Kids and Technology : How Much is Too Much?
In a time where almost anything is accessible online, technology can be both a blessing and a curse. Advancements in technology show no signs of stopping, prompting parents to question just how bad can a little screen time be? Before handing your screaming toddler that tablet to calm them down there are a few things to consider.
Your Baby / Preschooler
You may playfully hand off your phone to your curious little one because you’ve allowed yourself to grow accustomed to their calm nature when distracted with a device. When weighing a temper tantrum over thirty minutes of distraction, understandably it’s not hard to choose between the two. But while peace of mind might take priority in most situations, it is always important to consider your role in the development of your preschooler. Children under five years of age understand a lot more than we give them credit for. By your child seeing mummy constantly mesmerized by her phone, they just as well might mimic that behavior, or believe adults rely on such devices to remain happy.
The first few years of life are the ones where brain development is fastest so this time is crucial for motor skill, lingual, social and emotional development. Think, what would you like your child to draw on from their first few years – a dependency on animated touch screens, or the real objects that surround them?

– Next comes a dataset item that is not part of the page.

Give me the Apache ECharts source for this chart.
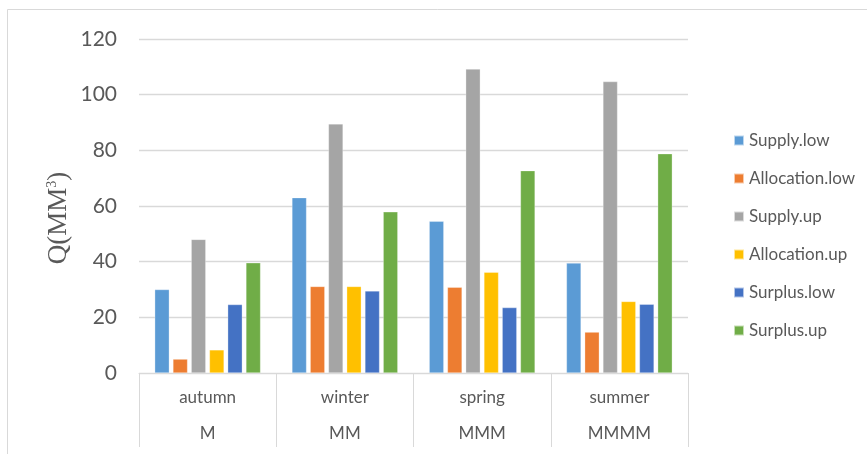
<!DOCTYPE html>
<html>
<head>
<meta charset="utf-8">
<script src="https://cdn.jsdelivr.net/npm/echarts@6/dist/echarts.min.js"></script>
<style>html,body{margin:0;padding:0;background:#fff;}#c{width:867px;height:454px;}</style>
</head>
<body>
<div id="c"></div>
<script>
const seasons = ['autumn', 'winter', 'spring', 'summer'];
const groups = ['M', 'MM', 'MMM', 'MMMM'];
const yTicks = [0, 20, 40, 60, 80, 100, 120];
const seriesNames = ['Supply.low', 'Allocation.low', 'Supply.up', 'Allocation.up', 'Surplus.low', 'Surplus.up'];
const supplyLow = [30, 63, 54.5, 39.5];
const allocationLow = [5, 31.1, 30.8, 14.7];
const supplyUp = [48, 89.5, 109.2, 104.7];
const allocationUp = [8.3, 31.1, 36.2, 25.7];
const surplusLow = [24.6, 29.5, 23.5, 24.7];
const surplusUp = [39.6, 57.9, 72.7, 78.8];
const colors = ['#5B9BD5', '#ED7D31', '#A5A5A5', '#FFC000', '#4472C4', '#70AD47'];

const allData = [supplyLow, allocationLow, supplyUp, allocationUp, surplusLow, surplusUp];
const txt = '#595959';
const font = 'Lato, "Open Sans", sans-serif';
const serif = '"Liberation Serif", "DejaVu Serif", serif';

const chart = echarts.init(document.getElementById('c'), null, {renderer: 'canvas'});
chart.setOption({
  animation: false,
  backgroundColor: '#fff',
  color: colors,
  graphic: [{
    type: 'rect', silent: true, z: -1,
    shape: {x: 7.5, y: 9.5, width: 900, height: 500},
    style: {fill: 'none', stroke: '#d9d9d9', lineWidth: 1}
  }, {
    type: 'text', silent: true,
    x: 59, y: 218, rotation: Math.PI / 2,
    style: {
      text: '{a|Q(MM}{s|3}{a|)}',
      align: 'center', verticalAlign: 'middle',
      rich: {
        a: {fontFamily: serif, fontSize: 27, fill: txt},
        s: {fontFamily: serif, fontSize: 14, fill: txt, verticalAlign: 'top', padding: [0, 0, 10, 0]}
      }
    }
  }],
  legend: {
    orient: 'vertical',
    left: 728, top: 127,
    itemWidth: 10, itemHeight: 10, itemGap: 21,
    icon: 'rect',
    data: seriesNames,
    textStyle: {color: txt, fontSize: 17, fontFamily: font}
  },
  grid: {left: 139, right: 179, top: 39, bottom: 81},
  xAxis: [{
    type: 'category',
    data: seasons,
    position: 'bottom',
    axisLine: {show: true, lineStyle: {color: '#d9d9d9', width: 1}},
    axisTick: {show: true, interval: 0, length: 74, alignWithLabel: false, lineStyle: {color: '#d9d9d9', width: 1}},
    axisLabel: {color: txt, fontSize: 17, fontFamily: font, margin: 16, interval: 0}
  }, {
    type: 'category',
    data: groups,
    position: 'bottom',
    axisLine: {show: false},
    axisTick: {show: false},
    axisLabel: {color: txt, fontSize: 17, fontFamily: font, margin: 52, interval: 0}
  }],
  yAxis: {
    type: 'value',
    min: yTicks[0], max: yTicks[yTicks.length - 1], interval: 20,
    axisLine: {show: false},
    axisTick: {show: false},
    splitLine: {lineStyle: {color: '#d9d9d9', width: 1.3}},
    axisLabel: {color: txt, fontSize: 21, fontFamily: font, margin: 22}
  },
  series: seriesNames.map((n, i) => ({
    name: n,
    type: 'bar',
    xAxisIndex: 0,
    data: allData[i],
    barWidth: 14.6,
    barGap: '25%',
    itemStyle: {color: colors[i], borderColor: 'rgba(255,255,255,0.6)', borderWidth: 0.5}
  }))
});
</script>
</body>
</html>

It’s important to establish ownership with your devices with assisted viewing, for example “This is dad’s book”, so baby doesn’t become attached to them but still notices devices that surround them.
If an apple and a piece of candy were placed before your preschooler, what would you want them to choose?
Giving unproductive screen time can be a lot like handing out candy – fine every now and then, but without moderation, has the possibility to be destructive to development.
Not only is screen time without moderation potentially harmful to your little one, it can be actually harmful to your devices. Surely if you’re a parent to a young one you’re familiar with close encounters with cracked screens, drowning devices and unusual searches that inspire you to put parental controls into effect. Control your child’s access to devices to prevent in-app purchases and other close calls.
Young Children (5-10)
At this point your child will likely be exposed to educational screen time during school hours. With all the advancements in online education, it can feel natural to allow devices to do the training. Make sure tech only completes a fraction of their education and doesn’t make up the whole pie. Let them explore their options with e-Books and other educational platforms.
It’s wise to limit access to sites that sell games, books, music etc. not only for your wallet but also so you are able to filter what tools your child can use. Without fearing being the “overprotective parent” try to make it a co-experience, eagerly trying out applications with them. Get in the habit of checking age ratings for digital content.
If it was up to your child, they’d probably like to stay up on their tablets in bed until they fall asleep. Every family has different rules, but make sure you establish device rules early on to prevent unnecessary tantrums. “No devices two hours before bed”and “No screens at the dinner table” are just a couple examples. These limit tantrums but also ensure everyone gets in quality family time.
Now more than before, kids have access to computers for all sorts of reasons whether for school or entertainment. Be firm but rational with parental controls. Kids can and will get into anything they can.
Fear for the well-being of your devices? While being financially conscious, it is perfectly reasonable to get devices for your kids or give them “hand-me-down” devices you no longer use. This way, the next time you hear “I accidentally spilled ___ on the tablet”, you won’t have a small panic worrying that it was yours. Consider keeping a family computer in a central house area like the living room so monitoring use is simple.
Kids at this age especially are used to walking to and from school and other nearby destinations. In a time where crime is unpredictable, it makes sense for many to provide their children with a phone so they are able to call known contacts in the event of an emergency. With great power comes great responsibility. Check on your child often. Cyber-bullying is a reality and it is important to note how your child is using their access in relation to their peers.
It is important to acknowledge that this is a very social age. While many parents cringe at the idea of their teen running around freely with their own cell, talking to friends you don’t know on social media, it is a reality of the technological age. Not to break your dreams of remaining their BFF into their teen years, but at this time your teen may want to expand their circle and will now be consumed by their own devices. Establish trust. If you feel the need to monitor your child’s complete activity, let them know that you have this ability before hand, so they don’t feel like their trust has been broken.
Establishing rules for their independent use is also important. When they’re on the road they should know to not text and drive. They should know not to overexpose themselves online and keep personal information to a minimum. They should understand that their devices are a tool to inform others of their well being, for example, letting you know when they arrive safely at a friend’s house.
Digital literacy is a valuable skill. If anything, tech usage should be productive in the long run. Does your teen spend countless hours installing software and learning new applications to install on their phone? Perhaps a class on programming or digital design would help them redirect that energy.
The tech age shows no signs of slowing and it is important that parents and the new generations understand the power that lies behind their fingertips. By moderating dependency on technology and encouraging smart device usage, you are aiding in bringing up an individual with the ability to change the tech age for the better.